It was six in the morning on September 24, 2007. I was awaken by my sister’s crying baby. I fixed him a bottle and tried to fall asleep. As I laid there, I felt liquid gushing between my legs. Is it blood?, I thought. I felt it and looked at my hands, it was clear. I woke my mom and told her what was happening. As we rushed to the hospital, she kept repeating, “You better pray that your baby doesn’t die.” And I thought back to March of that year.
I had gotten pregnant a month before my boyfriend left American Samoa. When I told him, he said, “Carol, you better not do anything stupid to that baby. If you can’t take care of it, my mom can”. Easy for you to say, I thought, you’re leaving.
I was a straight-A junior in high school, and also part of the National Honor Society. I had a lot of responsibilities in my church and took part in a lot of community activities. My grandparents always pushed me to do well in school, and I did everything I could to live up to their expectations and to make them proud. I had dreamt of going to college and getting a Doctorate’s degree, majoring in either Civil Engineering or Meteorology.
My grandparents are very strong and dedicated Adventists. They were strict with my siblings and I, and it made it kind of hard for us to talk to them about our problems. I was scared to tell them about my pregnancy, so I hid it. I tried a lot of “home abortion” methods, and none of them worked. I was about six and half months pregnant when I finally broke down and told my grandparents. They were very disappointed, and decided to let me stay with my mom for a while.

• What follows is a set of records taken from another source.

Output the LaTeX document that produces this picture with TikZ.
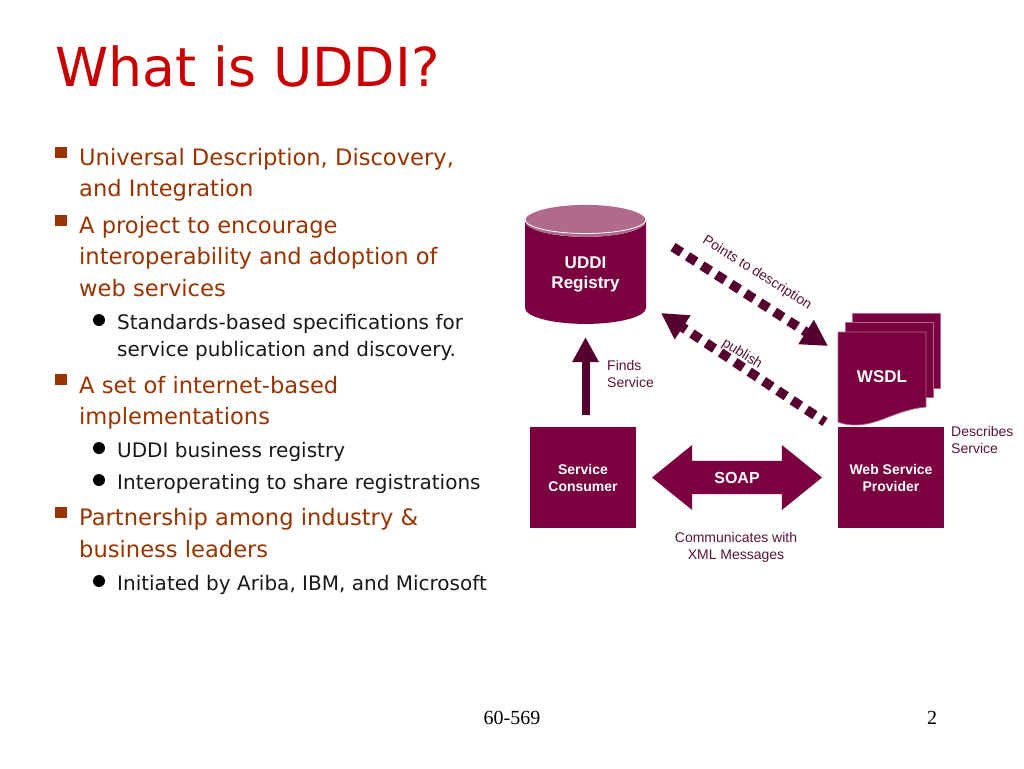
\documentclass[tikz,border=0pt]{standalone}
\usepackage{fontspec}
\setmainfont{DejaVu Sans}
\newfontfamily\labelfont{Liberation Sans}
\newfontfamily\footfont{Liberation Serif}
\usepackage{xcolor}
\usetikzlibrary{arrows.meta,positioning,shapes.geometric,shapes.arrows}
\definecolor{wine}{HTML}{7A0040}
\definecolor{winedark}{HTML}{55002F}
\definecolor{winelight}{HTML}{AF6A8C}
\definecolor{winetext}{HTML}{5A1238}
\definecolor{rust}{HTML}{993300}
\definecolor{titlered}{HTML}{C80000}

\begin{document}
\begin{tikzpicture}[
  x=1pt, y=1pt,
  bulletbox/.style={fill=rust, minimum size=11.5pt, inner sep=0pt},
  subdot/.style={circle, fill=black, minimum size=12pt, inner sep=0pt},
  mainitem/.style={anchor=north west, inner sep=0pt, align=left, text=rust, font=\fontsize{22.6}{31.5}\selectfont},
  subitem/.style={anchor=north west, inner sep=0pt, align=left, text=black!90, font=\fontsize{20}{27.5}\selectfont},
  box/.style={fill=wine, text=white, align=center, minimum width=106pt, minimum height=101pt, inner sep=0pt, font=\labelfont\bfseries\fontsize{14}{17}\selectfont},
  backpage/.style={fill=wine, draw=winelight, line width=0.8pt, minimum width=88pt, minimum height=75pt, inner sep=0pt},
  note/.style={anchor=north west, inner sep=0pt, align=left, text=winetext, font=\labelfont\fontsize{14}{17}\selectfont},
  flow/.style={-{Triangle[length=25pt,width=25pt]}, line width=8pt, draw=winedark},
  dotflow/.style={-{Triangle[length=26pt,width=27pt]}, line width=9.5pt, draw=winedark, dash pattern=on 10pt off 7.2pt}
]
\useasboundingbox (0,0) rectangle (1024,-768);

\node[anchor=base west, inner sep=0pt, text=titlered, font=\fontsize{53.7}{60}\selectfont] (title) at (55,-86) {What is UDDI?};

% left column
\node[bulletbox] (b1) at (61,-152.5) {};
\node[mainitem] (t1) at (79,-148) {Universal Description, Discovery,\\and Integration};
\node[bulletbox] (b2) at (61,-220.5) {};
\node[mainitem] (t2) at (79,-216) {A project to encourage\\interoperability and adoption of\\web services};
\node[subdot] (d1) at (99,-320) {};
\node[subitem] (s1) at (117,-314) {Standards-based specifications for\\service publication and discovery.};
\node[bulletbox] (b3) at (61,-379.5) {};
\node[mainitem] (t3) at (79,-376) {A set of internet-based\\implementations};
\node[subdot] (d2) at (99,-448) {};
\node[subitem] (s2) at (117,-442) {UDDI business registry};
\node[subdot] (d3) at (99,-480) {};
\node[subitem] (s3) at (117,-474) {Interoperating to share registrations};
\node[bulletbox] (b4) at (61,-512.5) {};
\node[mainitem] (t4) at (79,-508.5) {Partnership among industry \&\\business leaders};
\node[subdot] (d4) at (99,-581) {};
\node[subitem] (s4) at (117,-575) {Initiated by Ariba, IBM, and Microsoft};

% registry
\node[cylinder, shape border rotate=90, aspect=0.47, cylinder uses custom fill, cylinder body fill=wine, cylinder end fill=winelight, minimum width=121pt, minimum height=119pt, inner sep=0pt, text=white, align=center, font=\labelfont\bfseries\fontsize{17}{20}\selectfont] (registry) at (585.5,-272.5) {\rule{0pt}{16pt}UDDI\\Registry};
\draw[white, line width=0.8pt] (525,-219.5) arc (180:360:60.5 and 14);

% boxes
\node[box] (consumer) at (583,-477.5) {Service\\Consumer};
\node[box] (provider) at (891,-477.5) {Web Service\\Provider};
\node[double arrow, fill=wine, text=white, minimum width=65pt, minimum height=170pt, double arrow head extend=16pt, double arrow tip angle=78, double arrow head indent=0pt, inner xsep=3pt, inner ysep=10.7pt, font=\labelfont\bfseries\fontsize{16}{20}\selectfont] (soap) at (737,-477.5) {SOAP};

% wsdl pages
\node[backpage] (page3) at (896,-350.5) {};
\node[backpage] (page2) at (889,-360) {};
\path[fill=wine, draw=winelight, line width=0.8pt] (838,-332) -- (926,-332) -- (926,-407) .. controls (895,-410) and (880,-425) .. (855,-425) .. controls (848,-425) and (843,-424) .. (838,-422) -- cycle;
\node[inner sep=0pt, text=white, font=\labelfont\bfseries\fontsize{17}{20}\selectfont] (wsdl) at (882,-377) {WSDL};

% connectors
\coordinate (pointsstart) at (673,-247);
\coordinate (pointsend) at (828,-346);
\coordinate (pubstart) at (825,-422);
\coordinate (pubend) at (661,-313);
\draw[flow, shorten <=12pt, shorten >=13pt] (consumer.north -| registry.south) -- (registry.south);
\draw[dotflow] (pointsstart) -- (pointsend);
\draw[dotflow, dash phase=5pt] (pubstart) -- (pubend);

% labels
\node[note] (finds) at (607,-360) {Finds\\Service};
\node[note] (describes) at (951,-426) {Describes\\Service};
\node[note, anchor=north, align=center] (comm) at (736,-532) {Communicates with\\XML Messages};
\node[inner sep=0pt, rotate=-32.5, text=winetext, font=\labelfont\fontsize{14}{17}\selectfont] (points) at (757,-273) {Points to description};
\node[inner sep=0pt, rotate=-32.5, text=winetext, font=\labelfont\fontsize{14}{17}\selectfont] (publish) at (742,-354) {publish};

% footer
\node[anchor=base, inner sep=0pt, font=\footfont\fontsize{20}{22}\selectfont] (course) at (512,-724) {60-569};
\node[anchor=base, inner sep=0pt, font=\footfont\fontsize{20}{22}\selectfont] (pageno) at (932,-724) {2};
\end{tikzpicture}
\end{document}
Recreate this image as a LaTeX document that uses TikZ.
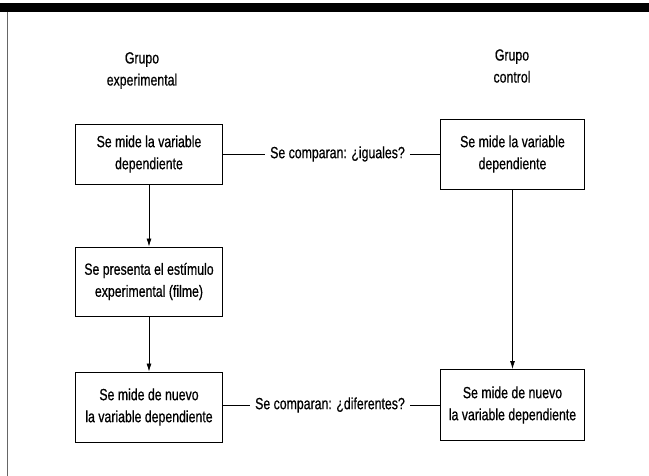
\documentclass[tikz,border=0pt]{standalone}
\usepackage{fontspec}
\setmainfont[FakeStretch=0.76,FakeBold=0.6]{Liberation Sans}
\usetikzlibrary{arrows.meta}
\begin{document}
\begin{tikzpicture}[x=1pt,y=-1pt,
  every node/.style={font=\fontsize{16.2}{22}\selectfont, align=center},
  stepbox/.style={draw, line width=0.9pt, minimum width=147pt, inner sep=0pt},
  flow/.style={draw, line width=0.8pt, -{Latex[length=8pt,width=5pt]}},
  link/.style={draw, line width=0.8pt},
  lbl/.style={inner sep=5pt}]
\useasboundingbox (0,0) rectangle (649,476);
\fill (0,3) rectangle (649,12);
\draw[line width=0.6pt, black!60] (7,12) -- (7,476);

\node (g1) at (142,70.5) {Grupo\\experimental};
\node (g2) at (512,66) {Grupo\\control};

\node[stepbox, minimum height=60pt] (A) at (149,154) {Se mide la variable\\dependiente};
\node[stepbox, minimum height=69pt] (B) at (149,281.5) {Se presenta el estímulo\\experimental (filme)};
\node[stepbox, minimum height=70pt] (C) at (149,407) {Se mide de nuevo\\la variable dependiente};
\node[stepbox, minimum width=144pt, minimum height=70pt] (D) at (512.5,154) {Se mide la variable\\dependiente};
\node[stepbox, minimum width=144pt, minimum height=71pt] (E) at (512.5,405) {Se mide de nuevo\\la variable dependiente};

\node[lbl] (k1) at (337.5,154) {Se comparan: ¿iguales?};
\node[lbl] (k2) at (330,405) {Se comparan: ¿diferentes?};

\draw[flow] (A) -- (B);
\draw[flow] (B) -- (C);
\draw[flow] (D) -- (E);

\draw[link] (A.east) -- (k1.west);
\draw[link] (k1.east) -- (D.west);
\draw[link] (C.east |- k2.west) -- (k2.west);
\draw[link] (k2.east) -- (E.west);
\end{tikzpicture}
\end{document}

I was transferred from hospital to hospital because of the condition I was in. I was going into premature labor and the doctors were afraid that if the baby came too soon, either of us could die. In the hospital, I prayed a lot. I wanted to be a mother to the child that I tried to get rid of. God answered my prayers by letting my baby come two weeks later. Despite the fact that I had no prenatal care or check-ups, she was a very healthy four pound eleven ounce baby.
I believe that God gave me a second chance to be a mother, a second chance to achieve my goals, and a second chance to live. I believe that each and every one of us have a second chance at everything. When you don’t succeed the first time, ask for a second chance. And believe me, it’s worth the pain and trouble you go through.